Ok thanks for the update.
I have tested the two following modules to extract files (the pathes are the ones I have with SecurityOnion) :
/opt/bro/share/bro/file-extraction/extract.bro that gives me files in the /nsm/bro/extracted folder
/opt/bro/share/bro/policy/frameworks/files/extract-all-files.bro (and the md5sum is generated in my files.log) that saves me files in the /nsm/bro/spool/test-seconion-eth0-1/extract_files folder.
I encounter a very problematic issue:
When I download the winrar installer (.exe) I get it correctly extracted (md5sums match) in both output folders (via HTTP)
When I download Firefox installer (.exe) I get nothing (it’s via HTTPS so I suppose it’s the reason why)

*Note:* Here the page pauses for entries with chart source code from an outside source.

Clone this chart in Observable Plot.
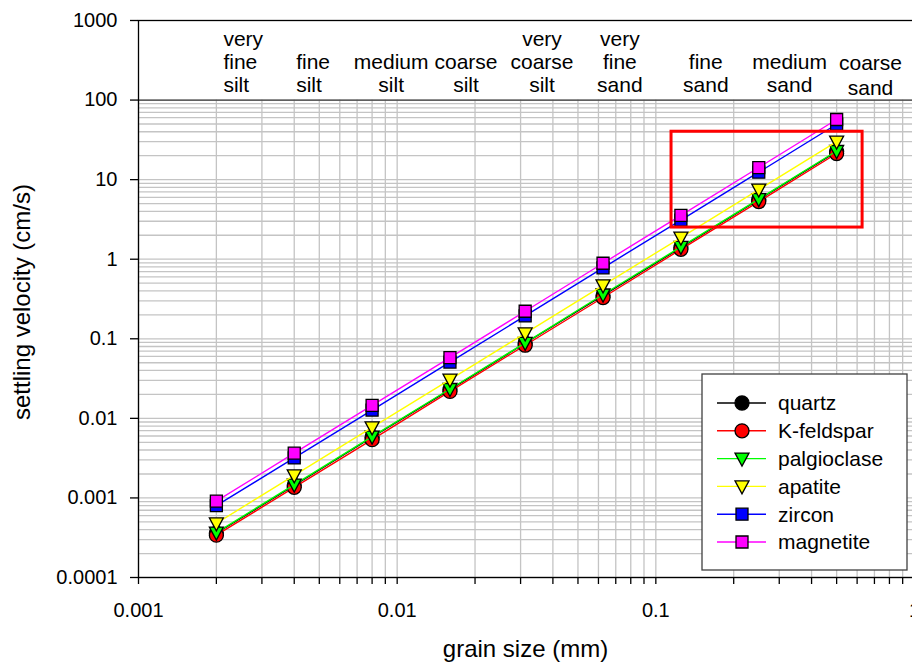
<!DOCTYPE html>
<html><head><meta charset="utf-8">
<script src="https://cdn.jsdelivr.net/npm/d3@7"></script>
<script src="https://cdn.jsdelivr.net/npm/@observablehq/plot@0.6"></script>
<style>
html,body{margin:0;padding:0;overflow:hidden;background:#fff;}
#chart{width:912px;height:671px;overflow:hidden;}
#chart svg{max-width:none !important;width:930px !important;height:671px !important;}
</style></head><body><div id="chart"></div>
<script>
// grain size (mm)
const grainSize = [0.002, 0.004, 0.008, 0.016, 0.03125, 0.0625, 0.125, 0.25, 0.5];
const minerals = ["quartz", "K-feldspar", "palgioclase", "apatite", "zircon", "magnetite"];
// settling velocity (cm/s)
const quartz      = [0.00036, 0.00144, 0.0058, 0.023, 0.088, 0.35, 1.40, 5.6, 22.5];
const kfeldspar   = [0.00034, 0.00136, 0.0054, 0.0218, 0.083, 0.33, 1.33, 5.3, 21.3];
const plagioclase = [0.000366, 0.00147, 0.0059, 0.0234, 0.089, 0.36, 1.43, 5.7, 22.9];
const apatite     = [0.00048, 0.00192, 0.0077, 0.0307, 0.117, 0.47, 1.87, 7.5, 30.0];
const zircon      = [0.0008, 0.00318, 0.0127, 0.051, 0.194, 0.78, 3.1, 12.4, 49.7];
const magnetite   = [0.00091, 0.00365, 0.0146, 0.058, 0.222, 0.89, 3.56, 14.2, 57.0];
const seriesValues = [quartz, kfeldspar, plagioclase, apatite, zircon, magnetite];
const colors = ["#000000", "#ff0000", "#00ff00", "#ffff00", "#0000ff", "#ff00ff"];
const shapes = ["circle", "circle", "triangleDown", "triangleDown", "square", "square"];

// grain size classes (label anchor in mm)
const classLabelsLeft = ["very\nfine\nsilt", "fine\nsilt"];
const classXLeft = [0.00213, 0.00407];
const classLabels = ["medium\nsilt", "coarse\nsilt", "very\ncoarse\nsilt", "very\nfine\nsand", "fine\nsand", "medium\nsand"];
const classX = [0.00948, 0.01846, 0.0363, 0.0726, 0.156, 0.329];
const classLabelsLast = ["coarse\nsand"];
const classXLast = [0.676];

// ticks
const xDecades = [0.001, 0.01, 0.1];
const xTickLabels = ["0.001", "0.01", "0.1", "1"];
const xTickValues = [0.001, 0.01, 0.1, 1];
const yTickValues = [0.0001, 0.001, 0.01, 0.1, 1, 10, 100, 1000];
const yTickLabels = ["0.0001", "0.001", "0.01", "0.1", "1", "10", "100", "1000"];
const yDecades = [0.0001, 0.001, 0.01, 0.1, 1, 10];
const multiples = [1, 2, 3, 4, 5, 6, 7, 8, 9];

// highlight box (mm, cm/s)
const boxX1 = [0.115], boxX2 = [0.63], boxY1 = [2.5], boxY2 = [40];

const xMinor = xDecades.flatMap(d => multiples.map(m => +(d * m).toPrecision(3))).concat([1]);
const yGrid = yDecades.flatMap(d => multiples.map(m => +(d * m).toPrecision(3))).concat([100]);

const rows = [];
minerals.forEach((m, i) => grainSize.forEach((g, j) => rows.push({mineral: m, size: g, v: seriesValues[i][j]})));

const symbols = {
  circle: {draw(ctx, size) { const r = 7; ctx.moveTo(r, 0); ctx.arc(0, 0, r, 0, 2 * Math.PI); ctx.closePath(); }},
  triangleDown: {draw(ctx, size) { ctx.moveTo(-7, -5.5); ctx.lineTo(7, -5.5); ctx.lineTo(0, 7.5); ctx.closePath(); }},
  square: {draw(ctx, size) { const h = 6; ctx.moveTo(-h, -h); ctx.lineTo(h, -h); ctx.lineTo(h, h); ctx.lineTo(-h, h); ctx.closePath(); }}
};

const xLabelMap = new Map(xTickValues.map((v, i) => [v, xTickLabels[i]]));
const yLabelMap = new Map(yTickValues.map((v, i) => [v, yTickLabels[i]]));

const seriesMarks = [];
minerals.forEach((m, i) => {
  const d = rows.filter(r => r.mineral === m);
  seriesMarks.push(Plot.line(d, {x: "size", y: "v", stroke: colors[i], strokeWidth: 1.4}));
  seriesMarks.push(Plot.dot(d, {x: "size", y: "v", symbol: symbols[shapes[i]], r: 7, fill: colors[i], stroke: "#000", strokeWidth: 1.3}));
});

const textCommon = {y: () => 100, fontSize: 21, lineHeight: 1.1, lineAnchor: "bottom", fill: "#000"};

const chart = Plot.plot({
  width: 930, height: 671,
  marginLeft: 138, marginRight: 16, marginTop: 20, marginBottom: 94,
  style: {fontFamily: "'Liberation Sans', Arial, sans-serif", color: "#000", background: "#fff", maxWidth: "none"},
  x: {type: "log", domain: [0.001, 1], label: null},
  y: {type: "log", domain: [0.0001, 1000], label: null},
  marks: [
    Plot.ruleY(yGrid, {stroke: "#c4c4c4", strokeWidth: 1.3}),
    Plot.ruleX(xMinor, {y1: 0.0001, y2: 100, stroke: "#c4c4c4", strokeWidth: 1.3}),
    Plot.ruleY([100], {stroke: "#3a3a3a", strokeWidth: 1.2}),
    Plot.frame({stroke: "#000", strokeWidth: 1.3}),
    Plot.axisX(xMinor, {tickSize: 7, tickFormat: () => "", label: null, strokeWidth: 1.3}),
    Plot.axisX(xTickValues, {tickSize: 0, tickPadding: 25, fontSize: 20, tickFormat: d => xLabelMap.get(d), label: null}),
    Plot.axisY(yTickValues, {tickSize: 8, tickPadding: 13, fontSize: 20, tickFormat: d => yLabelMap.get(d), label: null, strokeWidth: 1.3}),
    ...seriesMarks,
    Plot.text(classLabelsLeft, {...textCommon, x: (d, i) => classXLeft[i], text: d => d, textAnchor: "start", dy: -8}),
    Plot.text(classLabels, {...textCommon, x: (d, i) => classX[i], text: d => d, textAnchor: "middle", dy: -8}),
    Plot.text(classLabelsLast, {...textCommon, x: (d, i) => classXLast[i], text: d => d, textAnchor: "middle", dy: -5, lineHeight: 1.18}),
    Plot.rect(boxX1, {x1: (d, i) => boxX1[i], x2: (d, i) => boxX2[i], y1: (d, i) => boxY1[i], y2: (d, i) => boxY2[i], fill: "none", stroke: "#ff0000", strokeWidth: 3}),
    Plot.text(["grain size (mm)"], {frameAnchor: "bottom", textAnchor: "middle", lineAnchor: "middle", text: d => d, fontSize: 24, dy: 72, dx: -1}),
    Plot.text(["settling velocity (cm/s)"], {frameAnchor: "left", textAnchor: "middle", lineAnchor: "middle", text: d => d, fontSize: 24, rotate: -90, dx: -116, dy: 3})
  ]
});

// legend
const svg = d3.select(chart);
const lg = svg.append("g").attr("font-family", "'Liberation Sans', Arial, sans-serif").attr("font-size", 21).attr("text-anchor", "start");
lg.append("rect").attr("x", 702).attr("y", 374).attr("width", 205).attr("height", 196)
  .attr("fill", "#fff").attr("stroke", "#404040").attr("stroke-width", 1.3);
minerals.forEach((m, i) => {
  const cy = 403 + i * 27.8;
  lg.append("line").attr("x1", 717).attr("x2", 766).attr("y1", cy).attr("y2", cy)
    .attr("stroke", colors[i]).attr("stroke-width", 1.4);
  const p = d3.path();
  symbols[shapes[i]].draw(p, 0);
  lg.append("path").attr("d", p.toString()).attr("transform", `translate(742,${cy})`)
    .attr("fill", colors[i]).attr("stroke", "#000").attr("stroke-width", 1.3);
  lg.append("text").attr("x", 778).attr("y", cy).attr("dy", "0.35em").attr("fill", "#000").attr("text-anchor", "start").text(m);
});

document.getElementById("chart").appendChild(chart);
</script></body></html>
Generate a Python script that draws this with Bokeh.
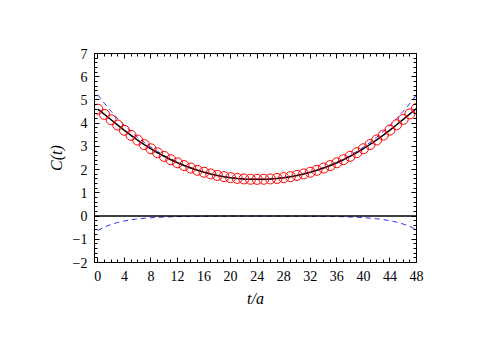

When I download audacity (.exe) through HTTP, I get an inccorect .exe file. The original file has a size of 26.5 MB and what I collect in my “extract_files” folder has a size of 1.4 kB. Obviously the md5sums mismatch.
For the moment I can’t trust what I get with Bro since the md5 mismatch, if I download a malware how can I be sure that I’ll get it and be able to submit it to VT for an accurate analysis ?
ps: I’ll try the scripts you sent me and hope the files will be extracted correctly
It's very possible that you encountered packet loss. You can either look at the "missed_bytes" field in conn.log or the "missing_bytes" field in the files.log. If either of those aren't zero, then you probably dropped packets.
Damn, now that I look at those field names, we ended up naming them unfortunately different.
Ok so I tried something. I downloaded audacity, notepad++, 7zip (in HTTP from filehippo not from the official sites to make sure it’s HTTP download).
I captured the downlaod with wireshark, and I found the PE in the pcap, even with bro -r extract_file.
When I just load the extract_file plugin and download my exe files, the extracted files are incomplete (they are much smaller than the real ones).
In addition to that, I suspected that it might have been caused by the -C option but even without this option, my bro -r pcapfile.pcap extract_file module could extract the whole executable.
In interactive mode though, I don’t extract the whole executable.
tldr: The live capture doesn’t extract the whole file but the bro -r pcapfile.pcap path/extract_file does work
Ok so I added the -C option to my brocfg and it works now. I got abused by my tests. My bro installation does not check the checksums at all and I can capture all the files correctly.